Audit checklist — Dimension 3 (Objectivity):

  • Are negative reviews visible and publicly responded to?
  • Do testimonials and case studies include an honest account of challenges or obstacles?
  • Is the aggregate review rating displayed — not only cherry-picked positive quotes?

Identify and record the specific transparency gaps before writing any recommendations.


Raw Marketing — The Five Rules of Authentic Brand Communication (Denny and Leinberger, 2020)

The Rageh model defines transparency as a structural quality. Denny and Leinberger (2020) identify a complementary behavioural dimension: Raw Marketing — the movement towards unscripted, unfiltered, human-first brand communication driven by a fundamental shift in consumer power. Since 67% of purchase decisions are now driven by consumer-initiated pull activity rather than brand-pushed messages (2019 data), brands must communicate in ways that feel real, not produced.

The five Raw Marketing rules operate as filters on all digital content decisions:

Rule What it means Application
Seeking Control Consumers demand control over how they encounter and interact with brands Give audiences choice: long-form and short-form, video and text, read and listen. Forced-format communication feels invasive
Unscripted Audiences detect and reject content that feels produced, polished, or PR-managed Use real staff voices, real customer stories, real behind-the-scenes footage; a slightly imperfect video from a real person outperforms a glossy production from a faceless brand
In-Process Consumers prefer to see work in progress, not only finished results Document the journey as it happens: show the product being made, the problem being solved, the team in action; "here is what we are working on" outperforms "here is what we achieved"
In-Context Authentic content is rooted in the real environment of the brand and its customers Shoot in actual workplaces, not studios; use real customers in real settings, not models; reference real local conditions and challenges rather than aspirational imagery
Heroic Credibility The highest form of brand trust comes from demonstrable, costly, values-aligned action See below

Heroic Credibility — the trust multiplier: Heroic Credibility is the trust earned when a brand takes a position that costs it something: revenue, customers, convenience, or public approval. This is the highest form of brand authority and cannot be manufactured or faked. Examples of Heroic Credibility actions: publishing pricing openly when competitors hide it; openly acknowledging product limitations; writing an article that recommends competitors for certain use cases; declining a customer who is not the right fit; making an environmental or social commitment that affects profitability.
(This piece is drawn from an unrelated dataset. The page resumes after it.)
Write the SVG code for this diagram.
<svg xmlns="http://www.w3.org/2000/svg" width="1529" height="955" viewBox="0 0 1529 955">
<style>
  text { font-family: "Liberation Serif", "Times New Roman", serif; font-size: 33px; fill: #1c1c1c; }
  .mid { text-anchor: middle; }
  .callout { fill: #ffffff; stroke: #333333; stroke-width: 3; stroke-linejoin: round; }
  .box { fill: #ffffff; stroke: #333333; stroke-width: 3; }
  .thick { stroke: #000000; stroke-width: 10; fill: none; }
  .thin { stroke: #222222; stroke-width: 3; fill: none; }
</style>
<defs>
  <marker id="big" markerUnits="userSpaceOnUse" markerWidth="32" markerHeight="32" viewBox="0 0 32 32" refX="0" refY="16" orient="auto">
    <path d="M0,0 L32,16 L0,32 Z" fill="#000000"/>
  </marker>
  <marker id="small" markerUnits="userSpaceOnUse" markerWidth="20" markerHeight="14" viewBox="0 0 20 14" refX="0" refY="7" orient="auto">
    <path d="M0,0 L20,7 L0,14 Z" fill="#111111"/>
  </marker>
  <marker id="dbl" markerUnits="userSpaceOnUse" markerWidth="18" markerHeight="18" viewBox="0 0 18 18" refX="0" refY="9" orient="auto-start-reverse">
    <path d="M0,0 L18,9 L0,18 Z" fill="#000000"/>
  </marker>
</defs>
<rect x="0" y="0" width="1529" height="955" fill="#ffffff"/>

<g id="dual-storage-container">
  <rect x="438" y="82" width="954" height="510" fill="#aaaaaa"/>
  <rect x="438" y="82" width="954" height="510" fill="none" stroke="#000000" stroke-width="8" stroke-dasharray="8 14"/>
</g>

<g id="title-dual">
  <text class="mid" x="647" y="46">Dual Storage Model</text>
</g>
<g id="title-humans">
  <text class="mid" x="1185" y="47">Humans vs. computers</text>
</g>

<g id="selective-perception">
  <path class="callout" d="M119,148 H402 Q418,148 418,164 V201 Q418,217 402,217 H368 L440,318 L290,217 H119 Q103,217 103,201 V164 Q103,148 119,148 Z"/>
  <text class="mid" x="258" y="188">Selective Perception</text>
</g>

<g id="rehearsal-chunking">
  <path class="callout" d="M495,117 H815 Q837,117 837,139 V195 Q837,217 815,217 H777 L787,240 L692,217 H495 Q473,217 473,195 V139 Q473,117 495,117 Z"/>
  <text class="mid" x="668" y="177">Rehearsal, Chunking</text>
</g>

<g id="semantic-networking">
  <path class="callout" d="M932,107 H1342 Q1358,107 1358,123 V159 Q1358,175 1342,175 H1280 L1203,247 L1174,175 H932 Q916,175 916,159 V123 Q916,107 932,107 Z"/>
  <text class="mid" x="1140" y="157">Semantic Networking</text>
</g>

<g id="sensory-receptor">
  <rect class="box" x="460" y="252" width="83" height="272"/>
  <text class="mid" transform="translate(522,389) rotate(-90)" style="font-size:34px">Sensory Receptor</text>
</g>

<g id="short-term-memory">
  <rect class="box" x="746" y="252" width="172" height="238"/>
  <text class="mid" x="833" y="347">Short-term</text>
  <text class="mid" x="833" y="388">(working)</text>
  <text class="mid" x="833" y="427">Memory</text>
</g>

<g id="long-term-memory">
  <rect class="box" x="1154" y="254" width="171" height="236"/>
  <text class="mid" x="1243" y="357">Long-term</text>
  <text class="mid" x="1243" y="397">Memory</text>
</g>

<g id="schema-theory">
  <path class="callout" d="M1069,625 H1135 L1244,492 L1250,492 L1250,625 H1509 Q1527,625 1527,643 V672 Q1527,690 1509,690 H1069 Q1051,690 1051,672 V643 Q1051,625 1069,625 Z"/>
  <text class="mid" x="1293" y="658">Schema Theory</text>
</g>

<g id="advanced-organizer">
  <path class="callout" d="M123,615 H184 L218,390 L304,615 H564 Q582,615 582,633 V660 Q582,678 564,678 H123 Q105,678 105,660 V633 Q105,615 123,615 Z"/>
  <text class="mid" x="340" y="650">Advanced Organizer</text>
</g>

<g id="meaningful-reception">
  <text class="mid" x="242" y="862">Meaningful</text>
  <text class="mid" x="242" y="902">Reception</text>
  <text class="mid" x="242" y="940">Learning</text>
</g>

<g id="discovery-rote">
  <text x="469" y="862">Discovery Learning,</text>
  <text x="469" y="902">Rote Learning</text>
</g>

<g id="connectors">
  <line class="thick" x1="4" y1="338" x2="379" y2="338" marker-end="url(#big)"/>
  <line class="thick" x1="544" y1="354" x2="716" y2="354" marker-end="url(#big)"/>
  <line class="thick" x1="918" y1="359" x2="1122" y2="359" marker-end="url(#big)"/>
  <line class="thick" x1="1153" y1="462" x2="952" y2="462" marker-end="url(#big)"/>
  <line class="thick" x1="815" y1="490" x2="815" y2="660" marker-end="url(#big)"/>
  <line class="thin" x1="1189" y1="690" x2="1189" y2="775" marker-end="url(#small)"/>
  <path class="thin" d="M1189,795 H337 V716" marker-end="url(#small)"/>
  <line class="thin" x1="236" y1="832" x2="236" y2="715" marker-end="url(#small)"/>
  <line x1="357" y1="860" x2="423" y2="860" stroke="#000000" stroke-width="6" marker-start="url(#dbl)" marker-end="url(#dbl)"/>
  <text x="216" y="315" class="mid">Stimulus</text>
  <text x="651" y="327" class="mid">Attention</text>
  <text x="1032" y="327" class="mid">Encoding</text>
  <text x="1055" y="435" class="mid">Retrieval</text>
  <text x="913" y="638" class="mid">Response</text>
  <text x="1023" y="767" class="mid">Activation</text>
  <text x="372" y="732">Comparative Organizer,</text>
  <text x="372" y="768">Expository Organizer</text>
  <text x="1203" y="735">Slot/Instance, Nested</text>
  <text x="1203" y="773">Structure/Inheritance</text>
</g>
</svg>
In the EA context: a business that publishes what competitors charge, identifies when it is not the right choice for a customer, and shows real job sites and real staff builds Heroic Credibility faster than any advertising investment.

Brand militancy failures: Brands that take political or social positions that divide rather than unite their audience risk severe commercial consequences. The test: is this a value the brand holds and lives, or is it a marketing position adopted for attention? Values that are lived generate loyalty. Values performed for attention generate backlash. Before any brand values communication, assess whether the position is backed by visible operational evidence — not just a social media post.

The C2B shift (Denny and Leinberger, 2020): Consumer-to-Business (C2B) has replaced Business-to-Consumer (B2C) as the dominant dynamic. Consumers now control the buying process: they research independently, self-select, set the agenda for sales conversations, and share their experiences publicly regardless of brand preferences. Marketing strategy must begin from this reality — design for a buyer who is already 70% of the way through their decision before they make contact.


East African Regulatory Context

Uganda's Data Protection and Privacy Act 2019 and Kenya's Data Protection Act 2019 create legal obligations that align directly with this framework:

  • Consent — personal data may only be collected and processed with informed, freely given, specific consent
  • Data minimisation — collect only the data required for the stated purpose
  • Breach notification — organisations must notify the relevant authority and affected individuals of a data breach within a defined period

Treating transparency as a legal compliance baseline undersells it — transparency is a revenue driver as well as a legal requirement. Present both arguments to the client.


Output: Digital Transparency Report

Generate the following for the client:

  1. Transparency audit results — completed checklists for all three dimensions with gaps identified
  2. Dimension 1 recommendations — specific Clarity actions per channel, with responsible party and deadline
  3. Dimension 2 recommendations — Openness mechanisms to configure, including review solicitation and feedback channel
  4. Dimension 3 recommendations — Objectivity standard applied to current testimonials, case studies, and review display
  5. Generational calibration note — which generation dominates the client's audience and how transparency practices should be weighted accordingly
  6. Regulatory compliance checklist — specific actions required to align with the applicable data protection legislation
  7. Review schedule — transparency audit to be repeated every six months; trust practices that are not maintained actively decay

Quality Criteria

Output meets the standard when:

  1. All three transparency dimensions are assessed for the client before any recommendations are written — gaps are documented, not assumed from brand presentation
  2. Clarity actions are implemented on all owned channels before any paid amplification begins — driving traffic to an unclear or untransparent channel wastes budget
  3. Openness mechanisms are configured and tested — review solicitation is operational, feedback channel is live, opt-in consent records are maintained
  4. Objectivity standard is applied — negative reviews are visible and publicly responded to; at least one testimonial or case study includes an honest friction element
  5. Transparency practices are calibrated to the generational profile of the primary audience — not applied uniformly without regard for audience expectations
  6. EA regulatory compliance gaps are flagged explicitly and resolved before any personal data is collected or processed for marketing purposes
  7. Transparency audit is scheduled for repetition every six months — trust practices are treated as an operational discipline, not a one-time setup task

Reference

Rageh, A. (Ed.) (2026) Ethical Marketing and Consumer Trust in Digital and Sustainable Markets. IGI Global.